**EXERCISE DESCRIPTION:** Write out the material again exactly, please, and omit the pictures.

**MATERIAL:**
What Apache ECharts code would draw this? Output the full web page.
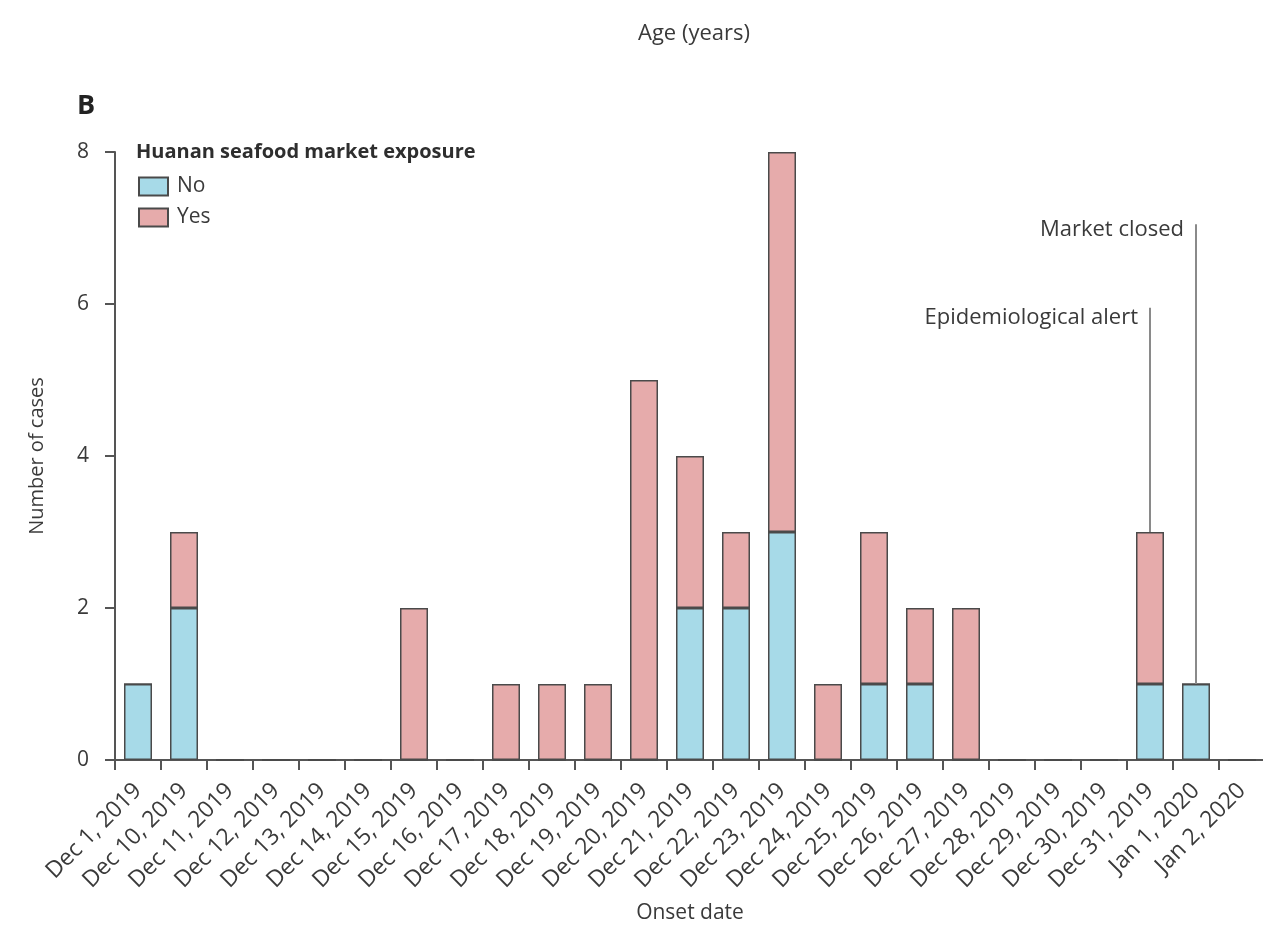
<!DOCTYPE html>
<html>
<head>
<meta charset="utf-8">
<script src="https://cdn.jsdelivr.net/npm/echarts@6/dist/echarts.min.js"></script>
<style>
html,body{margin:0;padding:0;background:#fff;}
#chart{width:1263px;height:925px;}
</style>
</head>
<body>
<div id="chart"></div>
<script>
// ---- data ----
const categories = ['Dec 1, 2019','Dec 10, 2019','Dec 11, 2019','Dec 12, 2019','Dec 13, 2019','Dec 14, 2019','Dec 15, 2019','Dec 16, 2019','Dec 17, 2019','Dec 18, 2019','Dec 19, 2019','Dec 20, 2019','Dec 21, 2019','Dec 22, 2019','Dec 23, 2019','Dec 24, 2019','Dec 25, 2019','Dec 26, 2019','Dec 27, 2019','Dec 28, 2019','Dec 29, 2019','Dec 30, 2019','Dec 31, 2019','Jan 1, 2020','Jan 2, 2020'];
const exposureNo  = [1,2,0,0,0,0,0,0,0,0,0,0,2,2,3,0,1,1,0,0,0,0,1,1,0];
const exposureYes = [0,1,0,0,0,0,2,0,1,1,1,5,2,1,5,1,2,1,2,0,0,0,2,0,0];
const yTicks = [0,2,4,6,8];
const annotLabels = ['Epidemiological alert','Market closed'];
const annotCats = ['Dec 31, 2019','Jan 1, 2020'];
const annotTops = [5.95, 7.05];
const annotLabelY = [5.82, 6.98];

// ---- chart ----
const FONT = '"Open Sans", "Noto Sans", sans-serif';
const TXT = '#3a3a3a';
const chart = echarts.init(document.getElementById('chart'), null, {renderer:'canvas'});

const totals = categories.map((c,i)=>exposureNo[i]+exposureYes[i]);
const annotLines = annotCats.map((c,i)=>{
  const idx = categories.indexOf(c);
  return [{coord:[c, totals[idx]]},{coord:[c, annotTops[i]]}];
});
const annotPoints = annotCats.map((c,i)=>({name:annotLabels[i], value:[c, annotLabelY[i]]}));

const option = {
  animation:false,
  backgroundColor:'#fff',
  textStyle:{fontFamily:FONT},
  title:[
    {text:'Age (years)', left:633, top:18, textStyle:{fontFamily:FONT, fontSize:22, fontWeight:'normal', color:TXT}},
    {text:'B', left:72, top:88, textStyle:{fontFamily:FONT, fontSize:27, fontWeight:'bold', color:'#222'}},
    {text:'Huanan seafood market exposure', left:131, top:137, textStyle:{fontFamily:FONT, fontSize:20, fontWeight:'bold', color:'#2e2e2e'}}
  ],
  legend:{
    data:['No','Yes'], orient:'vertical', left:133, top:171, icon:'rect',
    itemWidth:29, itemHeight:18, itemGap:10,
    textStyle:{fontFamily:FONT, fontSize:21, color:TXT, padding:[0,0,0,4]},
    selectedMode:false
  },
  grid:{left:115, top:152, width:1150, height:608, containLabel:false, outerBoundsMode:'none'},
  xAxis:{
    type:'category', data:categories, boundaryGap:true,
    name:'Onset date', nameLocation:'middle', nameGap:143,
    nameTextStyle:{fontFamily:FONT, fontSize:21, color:TXT},
    axisLine:{lineStyle:{color:'#555', width:2}},
    axisTick:{show:true, length:10, lineStyle:{color:'#555', width:2}},
    axisLabel:{interval:0, rotate:45, margin:27, fontFamily:FONT, fontSize:23, color:TXT}
  },
  yAxis:{
    type:'value', min:0, max:8, interval:2,
    name:'Number of cases', nameLocation:'middle', nameGap:68,
    nameTextStyle:{fontFamily:FONT, fontSize:20, color:TXT},
    axisLine:{show:true, lineStyle:{color:'#555', width:2}},
    axisTick:{show:true, length:10, lineStyle:{color:'#555', width:2}},
    axisLabel:{margin:26, fontFamily:FONT, fontSize:21, color:TXT, formatter:(v)=> yTicks.includes(v)? String(v):''},
    splitLine:{show:false}
  },
  series:[
    {name:'No', type:'bar', stack:'cases', data:exposureNo, barWidth:28,
     itemStyle:{color:'#a7dae8', borderColor:'#4a4a4a', borderWidth:1.5}},
    {name:'Yes', type:'bar', stack:'cases', data:exposureYes, barWidth:28,
     itemStyle:{color:'#e6abab', borderColor:'#4a4a4a', borderWidth:1.5},
     markLine:{silent:true, symbol:['none','none'], label:{show:false},
       lineStyle:{color:'#8a8a8a', width:2, type:'solid'}, data:annotLines}},
    {name:'annot', type:'scatter', symbolSize:0, data:annotPoints, silent:true,
     itemStyle:{opacity:1},
     label:{show:true, position:'left', distance:12, formatter:'{b}', fontFamily:FONT, fontSize:22, color:TXT}}
  ]
};
chart.setOption(option);
</script>
</body>
</html>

**FINAL RESULT:**
What Apache ECharts code would draw this? Output the full web page.
<!DOCTYPE html>
<html>
<head>
<meta charset="utf-8">
<script src="https://cdn.jsdelivr.net/npm/echarts@6/dist/echarts.min.js"></script>
<style>
html,body{margin:0;padding:0;background:#fff;}
#chart{width:1263px;height:925px;}
</style>
</head>
<body>
<div id="chart"></div>
<script>
// ---- data ----
const categories = ['Dec 1, 2019','Dec 10, 2019','Dec 11, 2019','Dec 12, 2019','Dec 13, 2019','Dec 14, 2019','Dec 15, 2019','Dec 16, 2019','Dec 17, 2019','Dec 18, 2019','Dec 19, 2019','Dec 20, 2019','Dec 21, 2019','Dec 22, 2019','Dec 23, 2019','Dec 24, 2019','Dec 25, 2019','Dec 26, 2019','Dec 27, 2019','Dec 28, 2019','Dec 29, 2019','Dec 30, 2019','Dec 31, 2019','Jan 1, 2020','Jan 2, 2020'];
const exposureNo  = [1,2,0,0,0,0,0,0,0,0,0,0,2,2,3,0,1,1,0,0,0,0,1,1,0];
const exposureYes = [0,1,0,0,0,0,2,0,1,1,1,5,2,1,5,1,2,1,2,0,0,0,2,0,0];
const yTicks = [0,2,4,6,8];
const annotLabels = ['Epidemiological alert','Market closed'];
const annotCats = ['Dec 31, 2019','Jan 1, 2020'];
const annotTops = [5.95, 7.05];
const annotLabelY = [5.82, 6.98];

// ---- chart ----
const FONT = '"Open Sans", "Noto Sans", sans-serif';
const TXT = '#3a3a3a';
const chart = echarts.init(document.getElementById('chart'), null, {renderer:'canvas'});

const totals = categories.map((c,i)=>exposureNo[i]+exposureYes[i]);
const annotLines = annotCats.map((c,i)=>{
  const idx = categories.indexOf(c);
  return [{coord:[c, totals[idx]]},{coord:[c, annotTops[i]]}];
});
const annotPoints = annotCats.map((c,i)=>({name:annotLabels[i], value:[c, annotLabelY[i]]}));

const option = {
  animation:false,
  backgroundColor:'#fff',
  textStyle:{fontFamily:FONT},
  title:[
    {text:'Age (years)', left:633, top:18, textStyle:{fontFamily:FONT, fontSize:22, fontWeight:'normal', color:TXT}},
    {text:'B', left:72, top:88, textStyle:{fontFamily:FONT, fontSize:27, fontWeight:'bold', color:'#222'}},
    {text:'Huanan seafood market exposure', left:131, top:137, textStyle:{fontFamily:FONT, fontSize:20, fontWeight:'bold', color:'#2e2e2e'}}
  ],
  legend:{
    data:['No','Yes'], orient:'vertical', left:133, top:171, icon:'rect',
    itemWidth:29, itemHeight:18, itemGap:10,
    textStyle:{fontFamily:FONT, fontSize:21, color:TXT, padding:[0,0,0,4]},
    selectedMode:false
  },
  grid:{left:115, top:152, width:1150, height:608, containLabel:false, outerBoundsMode:'none'},
  xAxis:{
    type:'category', data:categories, boundaryGap:true,
    name:'Onset date', nameLocation:'middle', nameGap:143,
    nameTextStyle:{fontFamily:FONT, fontSize:21, color:TXT},
    axisLine:{lineStyle:{color:'#555', width:2}},
    axisTick:{show:true, length:10, lineStyle:{color:'#555', width:2}},
    axisLabel:{interval:0, rotate:45, margin:27, fontFamily:FONT, fontSize:23, color:TXT}
  },
  yAxis:{
    type:'value', min:0, max:8, interval:2,
    name:'Number of cases', nameLocation:'middle', nameGap:68,
    nameTextStyle:{fontFamily:FONT, fontSize:20, color:TXT},
    axisLine:{show:true, lineStyle:{color:'#555', width:2}},
    axisTick:{show:true, length:10, lineStyle:{color:'#555', width:2}},
    axisLabel:{margin:26, fontFamily:FONT, fontSize:21, color:TXT, formatter:(v)=> yTicks.includes(v)? String(v):''},
    splitLine:{show:false}
  },
  series:[
    {name:'No', type:'bar', stack:'cases', data:exposureNo, barWidth:28,
     itemStyle:{color:'#a7dae8', borderColor:'#4a4a4a', borderWidth:1.5}},
    {name:'Yes', type:'bar', stack:'cases', data:exposureYes, barWidth:28,
     itemStyle:{color:'#e6abab', borderColor:'#4a4a4a', borderWidth:1.5},
     markLine:{silent:true, symbol:['none','none'], label:{show:false},
       lineStyle:{color:'#8a8a8a', width:2, type:'solid'}, data:annotLines}},
    {name:'annot', type:'scatter', symbolSize:0, data:annotPoints, silent:true,
     itemStyle:{opacity:1},
     label:{show:true, position:'left', distance:12, formatter:'{b}', fontFamily:FONT, fontSize:22, color:TXT}}
  ]
};
chart.setOption(option);
</script>
</body>
</html>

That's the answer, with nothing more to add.